Haslauer und Kurz haben viel gemeinsam
Der Landeshauptmann und der ÖVP-Jungstar haben den Zug zur Macht. Und sie beherrschen die nötigen Techniken, diese auch zu erlangen.
Es ist eine Momentaufnahme: Sebastian Kurz und Wilfried Haslauer treffen gemeinsam zum Bundesparteivorstand der ÖVP ein, der den jungen Außenminister wenig später zum Obmann der ÖVP designiert und mit weitreichenden Vollmachten ausstatten wird.
Das Bild wurde vor sechs Tagen aufgenommen und erschien in fast jeder Zeitung. Es sagt eine ganze Menge mehr aus, als darauf zu sehen ist. Da verstehen sich zwei offenbar. Der Außenminister (30) und der Salzburger Landeshauptmann (61) haben viel gemeinsam – zum Beispiel Risikobereitschaft.
Obwohl ein Merksatz der heimischen Innenpolitik besagt, dass der Wähler den bestraft, der Neuwahlen vom Zaun bricht, taten beide genau dieses. Haslauer beendete Ende 2012 nach Ausbruch des Finanzskandals die Große Koalition in Salzburg. Kurz sprengte Rot-Schwarz im Bund erst vor wenigen Tagen, indem er sich als erster Politiker offensiv für eine Neuwahl aussprach. Haslauer ging 2013 bekanntlich trotz herber Stimmverluste für die Salzburger Volkspartei als Nummer eins durchs Ziel. Kurz muss im kommenden Herbst erst beweisen, ob er das kann.
Was die beiden weiters eint, ist ihre Durchsetzungskraft gegenüber Bedenkenträgern in den eigenen Reihen. Sie scheuen sich nicht, eine glaubwürdige Drohkulisse aufzubauen: So haben Haslauer und Kurz keinen Zweifel daran gelassen, dass sie nicht mehr zur Verfügung stehen, sollten ihre Bedingungen nicht erfüllt werden. Das gelingt ihnen umso leichter, da parteiinterne Opponenten keine personelle Alternative zu bieten haben: Diese fehlte 2012 in der ÖVP Salzburg, diese fehlt 2017 in der Bundespartei.
Eine auffällige weitere Parallele zwischen Haslauer und Kurz findet sich in der Flüchtlingsund Integrationspolitik. Im Ton sind beide gemäßigt und um Ausgleich bemüht, in der Sache aber beinhart. Haslauer war es, der die Obergrenze für die Aufnahme von Flüchtlingen forderte. Kurz war es, der die Schließung der Balkanroute mit den Nachbarstaaten orchestrierte. Auf beiden bis heute umstrittenen Maßnahmen fußt die gesamte österreichische Flüchtlingsund teils auch Europapolitik.

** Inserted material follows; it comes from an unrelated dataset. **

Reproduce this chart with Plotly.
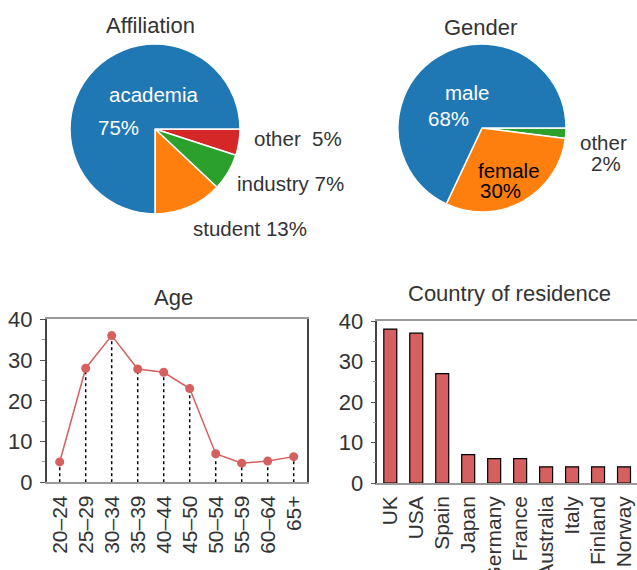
import plotly.graph_objects as go

# ---- data ----
aff_labels = ["other", "industry", "student", "academia"]
aff_values = [5, 7, 13, 75]
aff_colors = ["#d62728", "#2ca02c", "#ff7f0e", "#1f77b4"]

gen_labels = ["other", "female", "male"]
gen_values = [2, 30, 68]
gen_colors = ["#2ca02c", "#ff7f0e", "#1f77b4"]

age_groups = ["20–24", "25–29", "30–34", "35–39", "40–44", "45–50",
              "50–54", "55–59", "60–64", "65+"]
age_values = [5, 28, 36, 27.8, 27, 23, 7, 4.7, 5.2, 6.3]

countries = ["UK", "USA", "Spain", "Japan", "Germany", "France",
             "Australia", "Italy", "Finland", "Norway"]
country_values = [38, 37, 27, 7, 6, 6, 4, 4, 4, 4]

y_ticks = [0, 10, 20, 30, 40]

# ---- style ----
W, H = 637, 570
FONT = "Liberation Sans"
TXT = "#333333"
RED = "#d65f5f"
PIE_FS = 20.5


def px_x(p):
    return p / W


def px_y(p):
    return 1 - p / H


fig = go.Figure()

fig.add_trace(go.Pie(
    labels=aff_labels, values=aff_values, sort=False, direction="clockwise",
    rotation=90, marker=dict(colors=aff_colors, line=dict(color="white", width=1.5)),
    textinfo="none", hoverinfo="label+percent", showlegend=False,
    domain=dict(x=[px_x(70), px_x(240)], y=[px_y(214), px_y(44)]),
))
fig.add_trace(go.Pie(
    labels=gen_labels, values=gen_values, sort=False, direction="clockwise",
    rotation=90, marker=dict(colors=gen_colors, line=dict(color="white", width=1.5)),
    textinfo="none", hoverinfo="label+percent", showlegend=False,
    domain=dict(x=[px_x(398), px_x(566)], y=[px_y(212), px_y(44)]),
))

# Age: stems
stem_x, stem_y = [], []
for g, v in zip(age_groups, age_values):
    stem_x += [g, g, None]
    stem_y += [0, v, None]
fig.add_trace(go.Scatter(
    x=stem_x, y=stem_y, mode="lines", xaxis="x", yaxis="y",
    line=dict(color="black", width=1.5, dash="dot"), showlegend=False, hoverinfo="skip",
))
fig.add_trace(go.Scatter(
    x=age_groups, y=age_values, mode="lines+markers", xaxis="x", yaxis="y",
    line=dict(color=RED, width=1.5), marker=dict(color=RED, size=9),
    showlegend=False,
))

# Countries
fig.add_trace(go.Bar(
    x=countries, y=country_values, xaxis="x2", yaxis="y2",
    marker=dict(color=RED, line=dict(color="black", width=1.2)),
    showlegend=False,
))

xtick_font = dict(family=FONT, size=21, color=TXT)
ytick_font = dict(family=FONT, size=22, color=TXT)

common_x = dict(
    type="category", range=[-0.5, 9.5], tickangle=-90, ticks="", showgrid=False,
    showline=True, linecolor="#9a9a9a", linewidth=1.5, mirror=True,
    tickfont=xtick_font, ticklabelstandoff=3, zeroline=False, automargin=False,
    tickmode="array",
)
common_y = dict(
    range=[0, 40], tickvals=y_ticks, ticks="outside", ticklen=5, tickcolor="#555",
    minor=dict(dtick=5, tick0=0, ticks="outside", ticklen=3, tickcolor="#999", showgrid=False),
    showgrid=False, showline=True, linecolor="#444", linewidth=1.5,
    tickfont=ytick_font, zeroline=False, ticklabelstandoff=3, automargin=False,
)

fig.update_layout(
    template="none",
    width=W, height=H, margin=dict(l=0, r=0, t=0, b=0, pad=0),
    paper_bgcolor="white", plot_bgcolor="white",
    font=dict(family=FONT, size=22, color=TXT),
    bargap=0.5,
    xaxis=dict(common_x, domain=[px_x(46.7), px_x(306.7)], anchor="y",
               tickvals=age_groups, ticktext=age_groups),
    yaxis=dict(common_y, domain=[px_y(482.3), px_y(319.3)], anchor="x", mirror=True),
    xaxis2=dict(common_x, domain=[px_x(377.3), 1.0], anchor="y2",
                tickvals=countries, ticktext=countries),
    yaxis2=dict(common_y, domain=[px_y(483), px_y(321)], anchor="x2", mirror=False),
)


def ann(text, x, y, color=TXT, size=22):
    fig.add_annotation(text=text, x=px_x(x), y=px_y(y), xref="paper", yref="paper",
                       showarrow=False, xanchor="center", yanchor="middle",
                       font=dict(family=FONT, size=size, color=color))


# titles
ann("Affiliation", 150, 25)
ann("Gender", 480, 27)
ann("Age", 173, 297)
ann("Country of residence", 509, 293)

# pie labels
ann(aff_labels[3], 153, 95, "white", PIE_FS)
ann(f"{aff_values[3]}%", 118, 127, "white", PIE_FS)
ann(f"{aff_labels[0]}  {aff_values[0]}%", 298, 138, TXT, PIE_FS)
ann(f"{aff_labels[1]} {aff_values[1]}%", 290, 183, TXT, PIE_FS)
ann(f"{aff_labels[2]} {aff_values[2]}%", 250, 228, TXT, PIE_FS)

ann(gen_labels[2], 467, 92, "white", PIE_FS)
ann(f"{gen_values[2]}%", 449, 119, "white", PIE_FS)
ann(gen_labels[1], 509, 170, "black", PIE_FS)
ann(f"{gen_values[1]}%", 500, 191, "black", PIE_FS)
ann(gen_labels[0], 603, 142, TXT, PIE_FS)
ann(f"{gen_values[0]}%", 606, 163, TXT, PIE_FS)

fig.write_html("out.html", config={"displayModeBar": False},
               post_script="document.body.style.margin='0';")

Der schwarze Jungstar und der einstige Quereinsteiger (Haslauer kam erst als 48-Jähriger in die Politik) scharen um sich ein Team von loyalen, oft jungen Gefolgsleuten. Diesen vertrauen sie mehr als dem herkömmlichen Parteiapparat und seinen Honoratioren. Darin ähneln sie dem ehemaligen Bundeskanzler Wolfgang Schüssel. Haslauer nennt den Ex-Kanzler als sein politisches Vorbild.
Schüssel ist tatsächlich nicht der schlechteste Lehrmeister, wenn es um die Techniken der Macht geht. Als „Wende-Kanzler“, der die ÖVP im Jahr 2000 von Platz drei aus zurück ins Kanzleramt gebracht hat, genoss er Dankbarkeit und Bewunderung in seiner Partei. Diese war so groß, dass er keine
Statutenänderungen und Durchgriffsrechte brauchte. Einen ähnlichen Status hat Haslauer in Salzburg, nachdem er das 2004 an die SPÖ verloren gegangene Amt des Landeshauptmanns zurückgeholt hat. Die Grünen als Regierungspartner sind beileibe nicht nach dem Geschmack aller in der ÖVP Salzburg. Viele Bürgermeister sowie Teile der Wirtschaft haben ihre Probleme mit Tempo 80 und Raumordnung. Aber sie halten still, solange ihr Parteichef Erfolg hat. (Bei Kurz reicht noch die bloße Hoffnung auf Erfolg aus, um ihm Gefolgschaft zu sichern.)
Sobald sich das Glück aber wendet, wendet sich auch die Partei ab von ihrem Obmann. Das wissen Haslauer und Kurz natürlich.